We go along at a good rate, with two good horses, and two further on waiting to change; our landau runs smoothly, though it must date to before the Mutiny. Its springs are good, and the road we follow, which Akbar made, is smooth of surface. There is pale moonlight, and the air is fragrant. The hours before dawn dreamily pass, and we nod, and look up now and then to see clay walls and trees dusky against the night sky, and our thoughts go back to the grand old buildings we leave behind us to the north in Agra. The red stone Fort, and Palace, and Taj, and the marble courts seem to become again alive, and full of people and colour and movement, a gallant array, and the fountains bubble, and Akbar plays living chess with his lovely wives, in colour and jewels, on his marble courts.

… And we dream on; and we are on the dusty road in the moonlight, riding along, dusky figures at our side, knee to knee; the dust hangs on their mail, and dulls the moon's sparkle on the basinets.
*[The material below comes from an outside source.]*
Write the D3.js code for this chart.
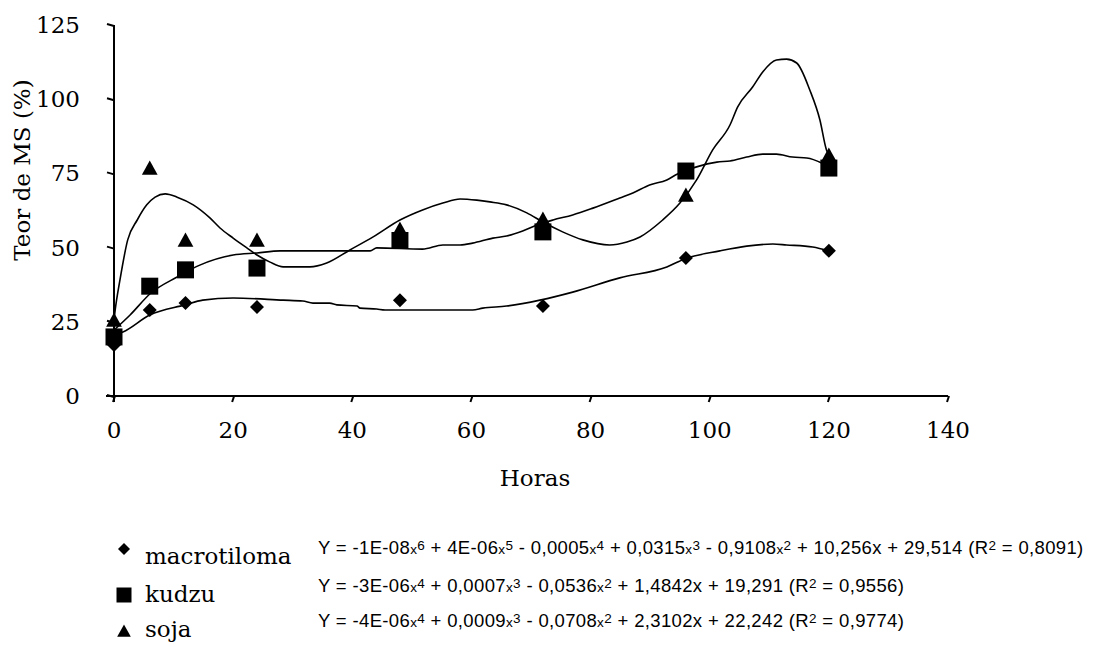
<html>
<script src='https://d3js.org/d3.v7.min.js'></script>
<style>
body {margin:0; background:white;}
.axis {stroke:black; stroke-width:2; fill:none;}
.curve {fill:none; stroke:black; stroke-width:1.6;}
.lab {font: 23px 'DejaVu Serif'; fill:black;}
.eq {font: 18.5px 'Liberation Sans'; fill:black; letter-spacing:0.35px;}
</style>
<body>
<svg width=1095 height=647></svg>
<script>

var horas = [0,6,12,24,48,72,96,120];
var macrotiloma = [17.2,29,31.3,30,32.3,30.3,46.5,48.9];
var kudzu = [19.9,37,42.5,43.1,52.4,55.3,75.8,76.8];
var soja = [25.6,76.8,52.6,52.6,56.3,59.6,67.7,81.2];

var xTicks = [0,20,40,60,80,100,120,140];
var yTicks = [0,25,50,75,100,125];

// trend lines as drawn in the picture, [hora, teor]
var macroCurve = [[0,20.6],[1.5,21.6],[6,27.3],[11.9,30.7],[14.9,32.3],[20,33],[28.4,32.3],[31.7,32],
  [33.4,31.3],[36.2,31.3],[37.4,30.7],[40.8,30.3],[41.3,29.6],[44.1,29.3],[45.5,29],[60.2,29],
  [61.9,29.6],[65.9,30.3],[71.5,32.3],[77,35],[84.9,39.8],[92.8,43.5],[95.8,46.2],[101.7,48.9],
  [106.2,50.5],[110.6,51.2],[112.9,50.9],[117.3,50.2],[120,48.9]];
var kudzuCurve = [[0,22.2],[2.7,27.3],[6.2,34.7],[10.6,40.1],[14.4,44.1],[20,47.5],[24,48.2],[27.9,48.9],
  [43,48.9],[44.1,49.9],[51.8,49.5],[55.2,50.9],[58.1,50.9],[60.2,51.5],[63.6,53.2],[65.9,53.9],
  [68.6,55.6],[71,57.6],[73.7,59.3],[77,61],[80.4,63.3],[84.9,66.7],[87.1,68.4],[89.9,71.1],
  [92.8,72.8],[94.6,74.8],[97.8,77.2],[101.2,78.8],[103.4,79.2],[106.2,80.5],[108.9,81.5],
  [111.2,81.5],[113.9,80.5],[116.3,80.2],[118.8,78.5],[120,77.2]];
var sojaCurve = [[0,25.6],[0.2,29],[1,39.1],[2.3,52.6],[3.9,59.3],[5.5,64.4],[6.9,67],[8.6,68.1],
  [10.6,67],[13.3,64.4],[16.1,60],[17.8,56.6],[20,53.2],[22.3,49.9],[24,47.5],[26.2,45.1],
  [28.4,43.5],[32.9,43.5],[35.7,44.8],[39.6,49.2],[43.5,53.6],[48,59.3],[51.8,62.7],[55.2,65],
  [58.1,66.4],[60.9,66],[63.1,65.4],[65.9,64.4],[69.3,61.7],[72,58.6],[75.3,55.3],[78.7,52.6],
  [83.2,50.9],[86.1,51.9],[88.3,53.6],[92.1,59.3],[95,65],[97.8,72.8],[100.5,82.9],[103.4,91.3],
  [104.7,97.4],[107.2,104.1],[108.9,109.2],[111.2,113.2],[112.9,113.5],[114.6,112.2],
  [116.8,103.1],[118.5,93],[119.6,82.9],[120,81.2]];

var nomes = ['macrotiloma','kudzu','soja'];
var equacoes = [
  'Y = -1E-08x^6 + 4E-06x^5 - 0,0005x^4 + 0,0315x^3 - 0,9108x^2 + 10,256x + 29,514 (R^2 = 0,8091)',
  'Y = -3E-06x^4 + 0,0007x^3 - 0,0536x^2 + 1,4842x + 19,291 (R^2 = 0,9556)',
  'Y = -4E-06x^4 + 0,0009x^3 - 0,0708x^2 + 2,3102x + 22,242 (R^2 = 0,9774)'];

var svg = d3.select('svg');
var x = d3.scaleLinear().domain([0,140]).range([114,948]);
var y = d3.scaleLinear().domain([0,125]).range([396,25]);

// marker shapes
function diamond(s) { return 'M0,' + (-s) + 'L' + s + ',0L0,' + s + 'L' + (-s) + ',0Z'; }
function square(s) { return 'M' + (-s) + ',' + (-s) + 'h' + (2*s) + 'v' + (2*s) + 'h' + (-2*s) + 'Z'; }
function triangle(s) { return 'M0,' + (-s) + 'L' + (s*1.05) + ',' + (s*0.9) + 'L' + (-s*1.05) + ',' + (s*0.9) + 'Z'; }

// axes
svg.append('line').attr('class','axis')
  .attr('x1', x(0)).attr('x2', x(0)).attr('y1', y(125)).attr('y2', y(0) + 6);
svg.append('line').attr('class','axis')
  .attr('x1', x(0) - 8).attr('x2', x(140)).attr('y1', y(0)).attr('y2', y(0));

svg.selectAll('.ytick').data(yTicks).enter().append('line')
  .attr('class','axis')
  .attr('x1', x(0) - 7).attr('x2', x(0))
  .attr('y1', function(d) { return y(d) - 1; }).attr('y2', function(d) { return y(d) + 1; });
svg.selectAll('.ylab').data(yTicks).enter().append('text')
  .attr('class','lab')
  .attr('x', 80).attr('y', function(d) { return y(d) + 8; })
  .attr('text-anchor','end')
  .text(function(d) { return d; });

svg.selectAll('.xtick').data(xTicks).enter().append('line')
  .attr('class','axis')
  .attr('x1', function(d) { return x(d) + 1; }).attr('x2', function(d) { return x(d) - 1; })
  .attr('y1', y(0)).attr('y2', y(0) + 6);
svg.selectAll('.xlab').data(xTicks).enter().append('text')
  .attr('class','lab')
  .attr('x', function(d) { return x(d); }).attr('y', y(0) + 42)
  .attr('text-anchor','middle')
  .text(function(d) { return d; });

svg.append('text').attr('class','lab')
  .attr('x', 535).attr('y', 486).attr('text-anchor','middle').text('Horas');
svg.append('text').attr('class','lab')
  .attr('transform','translate(30,170) rotate(-90)')
  .attr('text-anchor','middle').text('Teor de MS (%)');

// trend lines
var line = d3.line()
  .x(function(d) { return x(d[0]); })
  .y(function(d) { return y(d[1]); })
  .curve(d3.curveMonotoneX);
[macroCurve, kudzuCurve, sojaCurve].forEach(function(c) {
  svg.append('path').attr('class','curve').attr('d', line(c));
});

// points
var series = [[macrotiloma, diamond, 7], [kudzu, square, 8.5], [soja, triangle, 7.5]];
series.forEach(function(s) {
  svg.append('g').selectAll('path').data(s[0]).enter().append('path')
    .attr('d', s[1](s[2]))
    .attr('fill','black')
    .attr('transform', function(d,i) { return 'translate(' + x(horas[i]) + ',' + y(d) + ')'; });
});

// legend
var legY = [564, 602, 637];
var legShape = [[diamond, 6, -15], [square, 7.5, -7], [triangle, 6.5, -6]];
nomes.forEach(function(n, i) {
  svg.append('path').attr('d', legShape[i][0](legShape[i][1])).attr('fill','black')
    .attr('transform','translate(124,' + (legY[i] + legShape[i][2]) + ')');
  svg.append('text').attr('class','lab').attr('x', 145).attr('y', legY[i]).text(n);

  var t = svg.append('text').attr('class','eq').attr('x', 318).attr('y', legY[i] - 10);
  var parts = equacoes[i].split(/([xR]\^\d)/);
  var up = 0;
  parts.forEach(function(p) {
    if (p === '') return;
    if (/^[xR]\^\d$/.test(p)) {
      var base = p.charAt(0), ex = p.charAt(2);
      var b = t.append('tspan').text(base).attr('dy', up);
      if (base == 'x') b.style('font-size','13.5px');
      t.append('tspan').style('font-size','13.5px').attr('dy', -4).text(ex);
      up = 4;
    } else {
      t.append('tspan').attr('dy', up).text(p);
      up = 0;
    }
  });
});

</script>
</body>
</html>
We are jogging south on Akbar's road with Akbar's men on a foray, or is it a great invasion? Then there comes a shout, from in front, and an order and we awake—and it is only some bullock-carts in the way, all dusty: and on we go again. And Akbar's soldiers go back to the pale land of memory, and the light comes up, and I see my Mohammedan guide's strong face, and the driver, and the little Hindoo shikari in his wrappings on the box, and the light gets brighter, and, what was vague and mysterious, dust and moonlight becomes prosaic flat barley-fields, with white-clad figures picking weeds, and people at the roadside cottages going about with lights, looking after domestic matters, and men sit huddled round tiny fires and pass the morning pipe around—they, apparently feel it chilly.

The very hot morning we spent wandering after elusive herds of black buck, one of which I missed. A grand black fellow, with horns I could see through the glass, beat all record, missed at 200 yards, both barrels, couldn't get nearer, and anyone may have this double 450 cordite express and all its patents for price of old iron. I could have smitten a bunnie both times at home at the distance—I'm sure this thing throws inches high.
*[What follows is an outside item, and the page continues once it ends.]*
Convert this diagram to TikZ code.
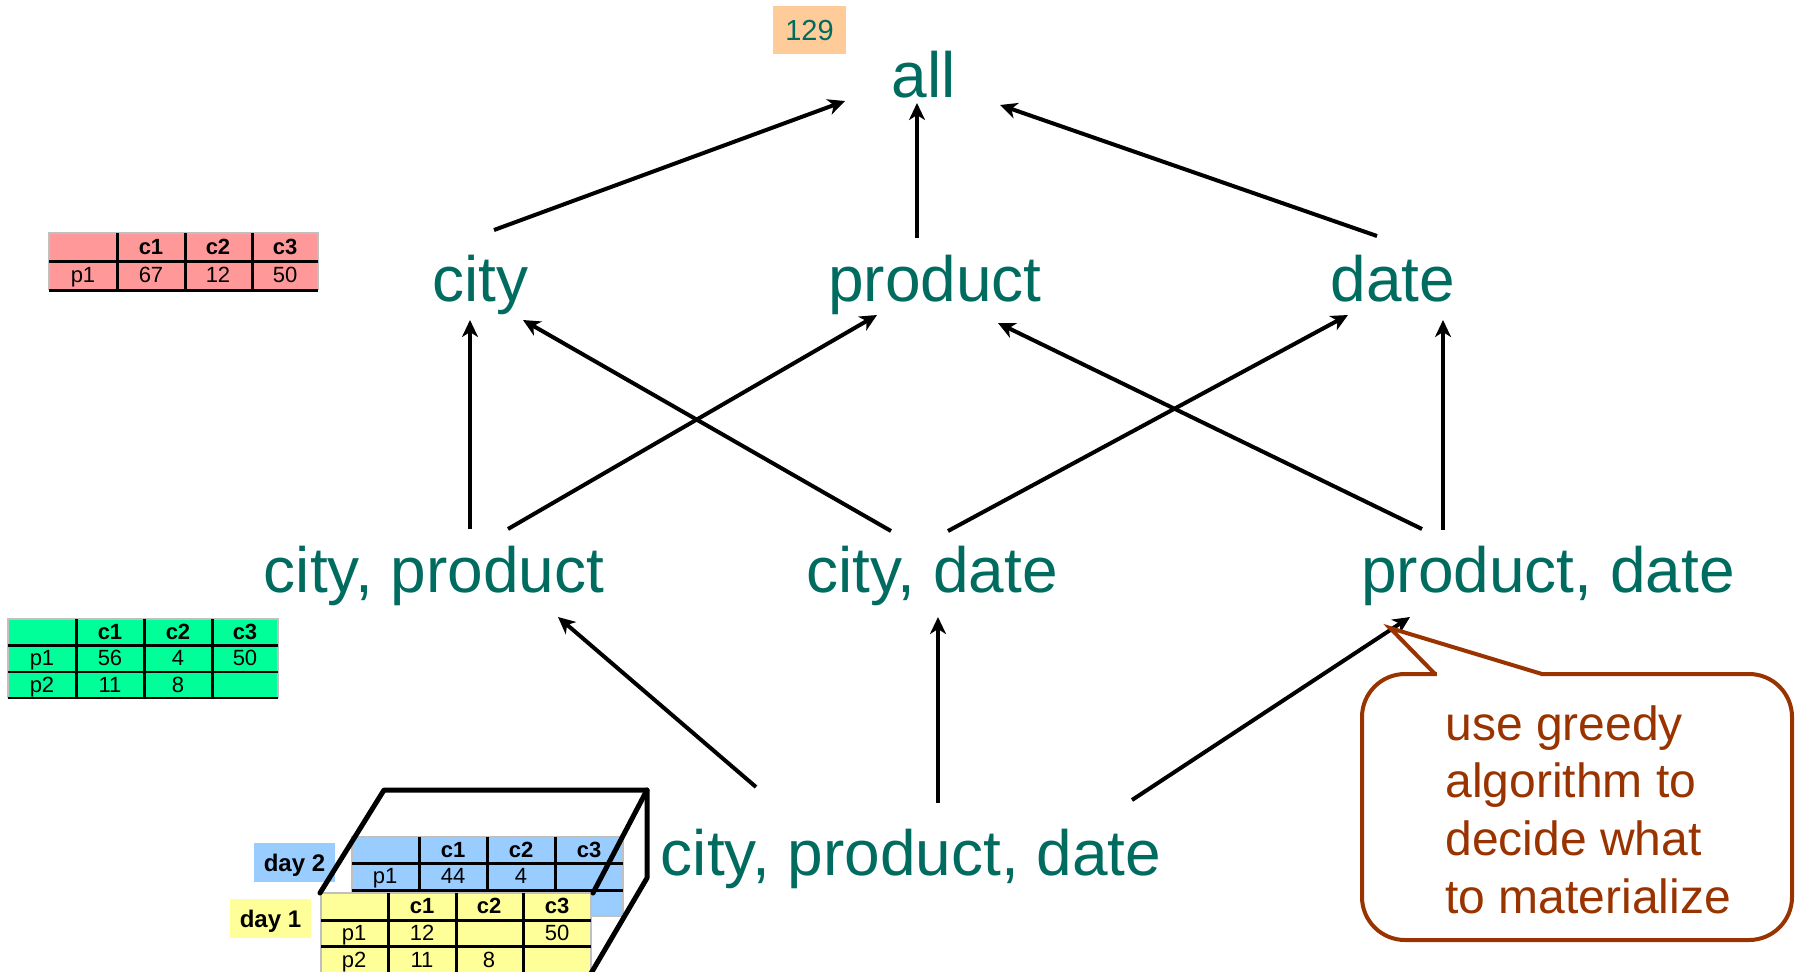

However, the weariness and the fret of the hot morning ends in a delicious grove of trees that might be limes, plane and ash, and in the middle of this bosky knoll there is a pool and a little temple, picturesque to a degree at fifty yards, hideous close. The light filters through the branches and falls on the dried mud and leaves.
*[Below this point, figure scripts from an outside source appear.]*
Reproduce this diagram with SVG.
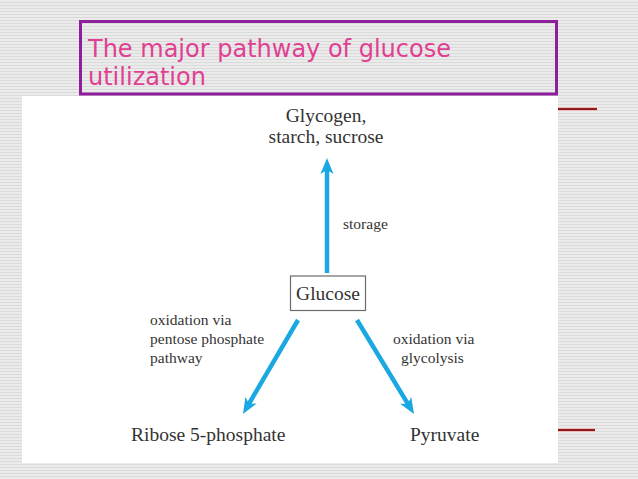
<svg xmlns="http://www.w3.org/2000/svg" width="638" height="479" viewBox="0 0 638 479">
  <style>
    .title { font-family: "DejaVu Sans", Verdana, sans-serif; font-size: 24px; fill: #e03f92; }
    .node { font-family: "Liberation Serif", "Times New Roman", serif; font-size: 19.5px; fill: #333333; }
    .lbl { font-family: "Liberation Serif", "Times New Roman", serif; font-size: 15.5px; fill: #333333; }
    .conn { stroke: #1ba8e2; stroke-width: 4.5; fill: none; marker-end: url(#ah); }
    .redline { stroke: #8b1c1c; stroke-width: 2; }
    .redhalo { stroke: #f2b8b8; stroke-width: 4; }
  </style>
  <defs>
    <pattern id="stripes" width="6" height="3" patternUnits="userSpaceOnUse">
      <rect width="6" height="3" fill="#ebebeb"/>
      <rect y="2" width="6" height="1" fill="#dadada"/>
    </pattern>
    <marker id="ah" markerUnits="userSpaceOnUse" markerWidth="17" markerHeight="14" viewBox="0 -7 17 14" refX="8" refY="0" orient="auto">
      <path d="M0,-6.5 L16,0 L0,6.5 L4,0 Z" fill="#1ba8e2"/>
    </marker>
  </defs>

  <rect width="638" height="479" fill="url(#stripes)"/>

  <g id="title">
    <rect x="80.5" y="21.5" width="476" height="72.5" fill="none" stroke="#8e1f9c" stroke-width="3"/>
    <text class="title" x="88" y="57">The major pathway of glucose</text>
    <text class="title" x="88" y="85">utilization</text>
  </g>

  <g id="decor">
    <line class="redhalo" x1="558" y1="109" x2="597" y2="109"/>
    <line class="redline" x1="558" y1="109" x2="597" y2="109"/>
    <line class="redhalo" x1="558" y1="430" x2="595" y2="430"/>
    <line class="redline" x1="558" y1="430" x2="595" y2="430"/>
  </g>

  <rect id="panel" x="22" y="96" width="536" height="367" fill="#ffffff"/>

  <g id="connectors">
    <path class="conn" d="M327,273 L327,166"/>
    <path class="conn" d="M298,320 L247,407.1"/>
    <path class="conn" d="M357,320 L409.85,407.16"/>
  </g>

  <g id="glycogen">
    <text class="node" x="326" y="122" text-anchor="middle">Glycogen,</text>
    <text class="node" x="326" y="143" text-anchor="middle">starch, sucrose</text>
  </g>

  <g id="glucose">
    <rect x="290.5" y="276" width="75" height="34.5" fill="#ffffff" stroke="#6b6b6b" stroke-width="1.2"/>
    <text class="node" x="328" y="300" text-anchor="middle">Glucose</text>
  </g>

  <g id="ribose">
    <text class="node" x="131" y="441">Ribose 5-phosphate</text>
  </g>

  <g id="pyruvate">
    <text class="node" x="410" y="441">Pyruvate</text>
  </g>

  <g id="labels">
    <text class="lbl" x="343" y="229">storage</text>
    <text class="lbl" x="150" y="325">oxidation via</text>
    <text class="lbl" x="150" y="344">pentose phosphate</text>
    <text class="lbl" x="150" y="363">pathway</text>
    <text class="lbl" x="393" y="344">oxidation via</text>
    <text class="lbl" x="401" y="363">glycolysis</text>
  </g>
</svg>
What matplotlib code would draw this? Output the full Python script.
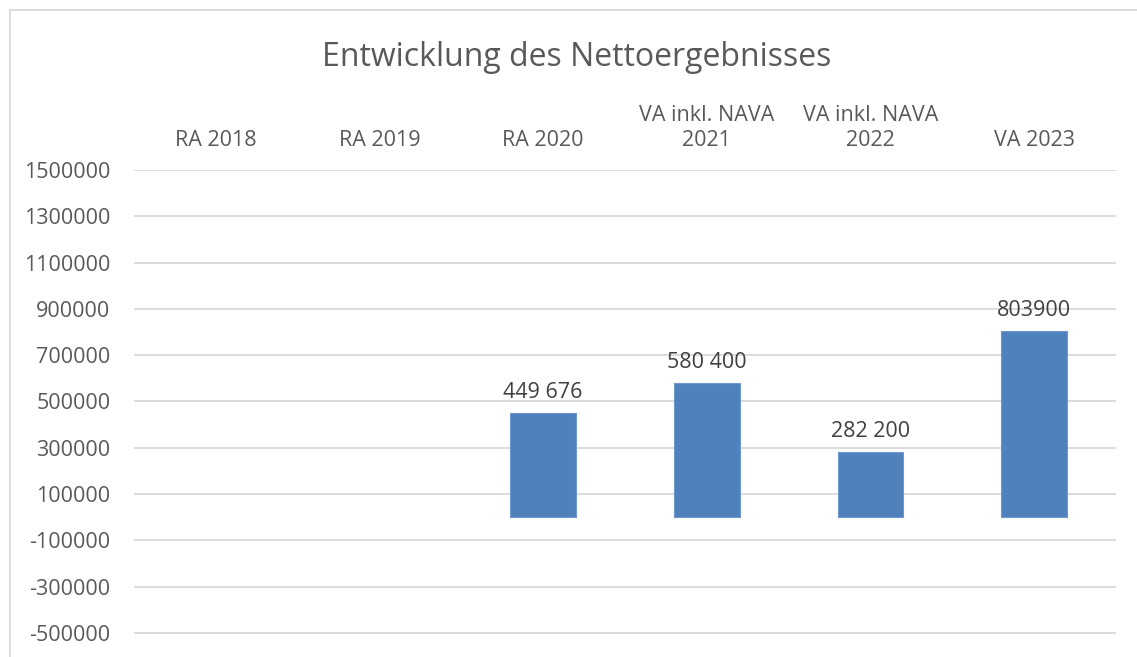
import matplotlib
matplotlib.use('Agg')
import matplotlib.pyplot as plt
import numpy as np

# Daten
categories = ["RA 2018", "RA 2019", "RA 2020", "VA inkl. NAVA\n2021", "VA inkl. NAVA\n2022", "VA 2023"]
values = [np.nan, np.nan, 449676, 580400, 282200, 803900]
value_labels = ["", "", "449 676", "580 400", "282 200", "803900"]
yticks = list(range(-500000, 1500001, 200000))

plt.rcParams['font.family'] = ['Open Sans', 'DejaVu Sans']
text_col = '#595959'

W, H = 1137, 657
fig = plt.figure(figsize=(W / 100, H / 100), dpi=100)
ax = fig.add_axes([134 / W, 0, (1116 - 134) / W, (H - 170) / H])

x = np.arange(len(categories))
ax.bar(x, values, width=0.4, color='#4F81BD', edgecolor='#6F98CC', linewidth=0.8, zorder=3)
for xi, v, lab in zip(x, values, value_labels):
    if lab:
        ax.annotate(lab, (xi, v), xytext=(0, 7), textcoords='offset points',
                    ha='center', va='bottom', fontsize=15.5, color='#404040')

ax.set_xlim(-0.5, len(categories) - 0.5)
ax.set_ylim(-603700, 1500000)
ax.set_yticks(yticks)
ax.set_yticklabels([str(t) for t in yticks])
ax.set_xticks(x)
ax.set_xticklabels(categories, linespacing=1.2)
ax.xaxis.tick_top()
ax.tick_params(axis='x', length=0, pad=14, labelsize=15.5, labelcolor=text_col)
ax.tick_params(axis='y', length=0, pad=17, labelsize=15.5, labelcolor=text_col)
for s in ax.spines.values():
    s.set_visible(False)
ax.grid(True, axis='y', color='#d9d9d9', linewidth=1.3, zorder=0)

fig.text(577 / W, 1 - 57 / H, "Entwicklung des Nettoergebnisses", ha='center', va='center',
         fontsize=23, color=text_col)

# Rahmen
fig.add_artist(plt.Line2D([9.5 / W, 9.5 / W], [0, 1 - 9.5 / H], color='#d9d9d9', linewidth=1.3))
fig.add_artist(plt.Line2D([9.5 / W, 1], [1 - 9.5 / H, 1 - 9.5 / H], color='#d9d9d9', linewidth=1.3))

plt.savefig("out.png", dpi=100)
As my man lays down my bag and useless weapon at the foot of the central tree, there's a crash in the leaves above, and down and away goes a glorious peacock. I try to calculate at which end of it I would fire had I a gun. It's tail is so gorgeous you couldn't fire at it, and its neck is also too beautifully blue to touch with shot; a minute after another sails down, and goes off like a running pheasant. Doves come and flutter and coo above us, and a pariah dog prowls round timidly. It looks as if it had never wagged its tail in all its sad life, and it swallows a chunk of my chicken at a gulp, and its tail never moves, poor beast. The hot winds sough through the branches, and my men murmer away to each other under a neighbouring tree, possibly about the Sahib, who is such a poor shot, and, as our language is limited, I can't brag about swagger shots in other days. One needs a friend to shoot with, alone you lose half the charm. If you get hipped with a miss you can then growl out loud to a sympathetic ear, and blow smoke over the day together. There's only the pariah dog to talk to here, so I eat lunch and smoke "my lone,"—"here, old Bicky, you can wolf the rest of the lunch,"—you haven't much appetite the time the bag is empty.


An hour or two over burning sand, and I spot a doe and a fawn amongst the grey-green thorn bushes, and away they go, skipping and jumping as if anyone thought of interfering with their gentle lives!… Two or three more hours tramp without a shot, and we come to the by-road again, distinguished from the rest of the dry land by wheel-ruts, and the pad of bare feet. We have six miles to walk to our carriage—my kingdom for a pony! but we must trudge along—the guide, shikari, and syce trailing away behind. They are rather tired, and the writer rather despondent.

A lift of the eye to the left, and a thousand yards off, I see faint forms of does, then I spot a buck!—question, can we spare the time? four miles to walk, fifteen to drive, and the night train to catch at seven. We risk the time, and Fortune smiles, for we have not gone 500 yards off the path, when another lot grows out of the ground to my left, and again a beautiful buck with splendid horns in their midst—a quick standing shot got him through the heart, and no pain or death struggle.

Then more trudging—it is hot, and the sand deep, and the thirst the worst I've had—so dry we were, that we could hardly speak—but no matter, we have succeeded, and there is a bottle of soda water four miles ahead; it will be warm though. The dust rises along the horizon and moves along in gentle whirlwinds, and the few trees there are, are close cropped of both branches and foliage, to feed the natives' goats and sheep. It is a famished, parched land, with far too many people. Driving to Agra, we came across another herd of deer, and got the best buck almost within a hundred yards of the trunk road.